§ **SUPPLIED DATA**

▬▬▬▬▬▬

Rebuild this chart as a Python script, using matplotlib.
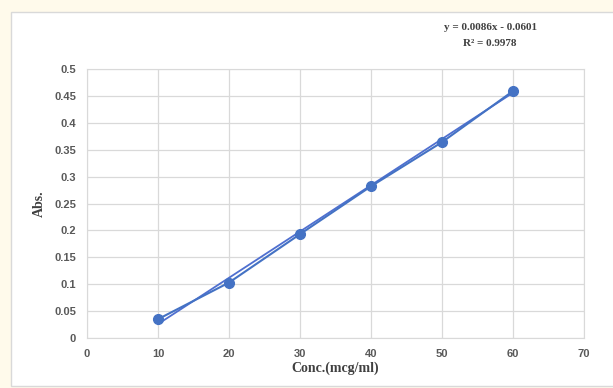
import matplotlib
matplotlib.use("Agg")
from matplotlib import pyplot as plt
from matplotlib.patches import Rectangle
import numpy as np

# calibration data
conc = [10, 20, 30, 40, 50, 60]
absorb = [0.035, 0.103, 0.193, 0.282, 0.364, 0.459]
slope, intercept = 0.0086, -0.0601
x_ticks = [0, 10, 20, 30, 40, 50, 60, 70]
y_ticks = [0, 0.05, 0.1, 0.15, 0.2, 0.25, 0.3, 0.35, 0.4, 0.45, 0.5]
y_labels = ['0', '0.05', '0.1', '0.15', '0.2', '0.25', '0.3', '0.35', '0.4', '0.45', '0.5']

fig = plt.figure(figsize=(6.13, 3.88), dpi=100)
fig.patch.set_facecolor('#fffaeb')
# white chart box with thin border, kept behind the axes
fig.patches.append(Rectangle((11/613, 0.005), 0.99, 1 - 12/388 - 0.005, transform=fig.transFigure,
                             facecolor='white', edgecolor='#d9d9d9', lw=1, zorder=-5))

ax = fig.add_axes([87/613, 50/388, 497/613, 269/388])
ax.set_facecolor('none')
ax.set_xlim(0, 70)
ax.set_ylim(0, 0.5)
ax.set_xticks(x_ticks)
ax.set_yticks(y_ticks)
ax.set_yticklabels(y_labels)
ax.grid(True, color='#d9d9d9', lw=0.9)
ax.set_axisbelow(True)
for s in ax.spines.values():
    s.set_color('#d9d9d9')
ax.tick_params(length=0, pad=8, colors='#595959', labelsize=8)
for lab in ax.get_xticklabels() + ax.get_yticklabels():
    lab.set_fontweight('bold')
    lab.set_family('Liberation Sans')

# trendline
tx = np.array([conc[0], conc[-1]])
ax.plot(tx, slope * tx + intercept, color='#4f6fd0', lw=1.3, zorder=2)
ax.plot(conc, absorb, color='#4472c4', lw=1.5, marker='o', ms=7, zorder=3)

ax.set_xlabel('Conc.(mcg/ml)', family='Liberation Serif', fontweight='bold',
              fontsize=10, color='#404040', labelpad=2)
ax.set_ylabel('Abs.', family='Liberation Serif', fontweight='bold',
              fontsize=10, color='#404040', labelpad=6)

fig.text(490/613, 1 - 28/388, 'y = 0.0086x - 0.0601', ha='center', va='center',
         family='Liberation Serif', fontweight='bold', fontsize=8, color='#404040')
fig.text(490/613, 1 - 44/388, 'R² = 0.9978', ha='center', va='center',
         family='Liberation Serif', fontweight='bold', fontsize=8, color='#404040')

fig.savefig('out.png', dpi=100, facecolor=fig.get_facecolor())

▬▬▬▬▬▬

§ **REQUIRED WORK**
Print the complete listing exactly, apart from any pictures.

§ **SOLUTION**
Rebuild this chart as a Python script, using matplotlib.
import matplotlib
matplotlib.use("Agg")
from matplotlib import pyplot as plt
from matplotlib.patches import Rectangle
import numpy as np

# calibration data
conc = [10, 20, 30, 40, 50, 60]
absorb = [0.035, 0.103, 0.193, 0.282, 0.364, 0.459]
slope, intercept = 0.0086, -0.0601
x_ticks = [0, 10, 20, 30, 40, 50, 60, 70]
y_ticks = [0, 0.05, 0.1, 0.15, 0.2, 0.25, 0.3, 0.35, 0.4, 0.45, 0.5]
y_labels = ['0', '0.05', '0.1', '0.15', '0.2', '0.25', '0.3', '0.35', '0.4', '0.45', '0.5']

fig = plt.figure(figsize=(6.13, 3.88), dpi=100)
fig.patch.set_facecolor('#fffaeb')
# white chart box with thin border, kept behind the axes
fig.patches.append(Rectangle((11/613, 0.005), 0.99, 1 - 12/388 - 0.005, transform=fig.transFigure,
                             facecolor='white', edgecolor='#d9d9d9', lw=1, zorder=-5))

ax = fig.add_axes([87/613, 50/388, 497/613, 269/388])
ax.set_facecolor('none')
ax.set_xlim(0, 70)
ax.set_ylim(0, 0.5)
ax.set_xticks(x_ticks)
ax.set_yticks(y_ticks)
ax.set_yticklabels(y_labels)
ax.grid(True, color='#d9d9d9', lw=0.9)
ax.set_axisbelow(True)
for s in ax.spines.values():
    s.set_color('#d9d9d9')
ax.tick_params(length=0, pad=8, colors='#595959', labelsize=8)
for lab in ax.get_xticklabels() + ax.get_yticklabels():
    lab.set_fontweight('bold')
    lab.set_family('Liberation Sans')

# trendline
tx = np.array([conc[0], conc[-1]])
ax.plot(tx, slope * tx + intercept, color='#4f6fd0', lw=1.3, zorder=2)
ax.plot(conc, absorb, color='#4472c4', lw=1.5, marker='o', ms=7, zorder=3)

ax.set_xlabel('Conc.(mcg/ml)', family='Liberation Serif', fontweight='bold',
              fontsize=10, color='#404040', labelpad=2)
ax.set_ylabel('Abs.', family='Liberation Serif', fontweight='bold',
              fontsize=10, color='#404040', labelpad=6)

fig.text(490/613, 1 - 28/388, 'y = 0.0086x - 0.0601', ha='center', va='center',
         family='Liberation Serif', fontweight='bold', fontsize=8, color='#404040')
fig.text(490/613, 1 - 44/388, 'R² = 0.9978', ha='center', va='center',
         family='Liberation Serif', fontweight='bold', fontsize=8, color='#404040')

fig.savefig('out.png', dpi=100, facecolor=fig.get_facecolor())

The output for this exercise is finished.